The big daddy of shark movies, which recently seem to have become a thing, and the film that gave director Steven Spielberg his first huge commercial success, while making millions of cinema goers stay out of the water. I’m guessing most everybody knows the plot – the island community of Amity menaced by a Great White, one that our three heroes find virtually impossible to kill due to its size, ferocity and native cunning. It starts with the one victim and then a second, with the town council unwilling to close the beaches on a 4th of July weekend owing to possible impact on business. And then, of course, the truth becomes impossible to deny, at which point sheriff Brody (Roy Schneider), shark expert Hooper (Richard Dreyfuss), and old sea dog Quint (Robert Shaw) set out in a formidable looking boat to kill the monster, only to find themselves, after the obligatory male bonding and back stories that add meat to the plot, engaged in a desperate fight for survival. Yeah, I liked the characters, each portrayed with very different but complementary personalities, and I liked the actors playing them. Brody is a former big city cop with a family and a fear of water that he has to overcome; Hooper is the rich kid with an obsession about sharks, and Quint, at first appearing mercenary and domineering, shows a more human side as the plot unfolds. The story itself works like a finely tuned engine firing on all cylinders, with the tension slowly mounting as one setback follows another. The shark itself seems rather rubbery by modern standards, but such is the film’s grip on our imagination that its shortcomings don’t really register until after the drama has played out, and besides, back in 1975 the most obvious point of comparison was the shark in the Batman movie. From memory this is a faithful adaptation of Peter Benchley’s novel and a film that still stands up today, nearly forty years after its release.
Piranha 3D (2010)
We get a lot of small, fierce fish instead of one big monster fish in this remake of a 1978 original, but otherwise there are plenty of similarities to Jaws, such as the holiday community of Lake Victoria, whose people just won’t stay out of the water, the central relationship between sheriff Forester (Elisabeth Shue) and a marine expert, circumstances that place the sheriff’s own family in jeopardy. There’s even an opening cameo from Richard Dreyfuss as a drunken fisherman who drops a beer can overboard while boating on a Mesolithic lake, thus causing an earth tremor and unleashing a horde of prehistoric piranha. On the downside there seems to be a little too much emphasis on young women in bikinis, and while I could excuse this on the grounds that it’s a) probably a realistic depiction of the US phenomenon of spring break and b) valid commentary on the vapid nature of consumer culture and c) I like women in bikinis too, the whole subplot with the director of a porn movie out on the lake in a boat just took it too far, seemingly gratuitous, horrendously drawn out and the most ludicrously contrived method of placing the sheriff’s family in jeopardy that you could imagine, at the same time reinforcing horror movie conventions that people who indulge in recreational sex will end badly.

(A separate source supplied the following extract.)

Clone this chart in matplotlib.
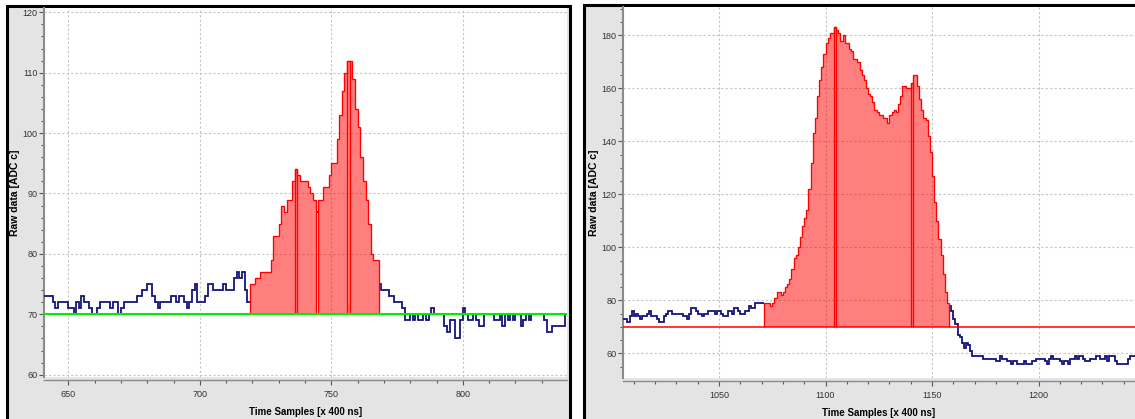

I also didn’t really like how the sheriff’s son got to be hero after placing his younger siblings and girl friend in peril through his selfishness. Those objections aside, what’s left is an exciting story containing plenty of in your face action, with gallons of blood in the water and enough gore to give even the least squeamish pause, with Ving Rhames’ chainsaw variation a particular pleasure. As far as scary goes though, I found the underwater scenes in a cavern much more unsettling than anything else; just the thought of being trapped underneath all that rock and water is enough to unnerve me completely.
So who would win in a fight between a shark and piranhas? Probably the shark could outrun the piranhas, but would it be in serious trouble if it swallowed some alive?
And what’s your favourite fish movie?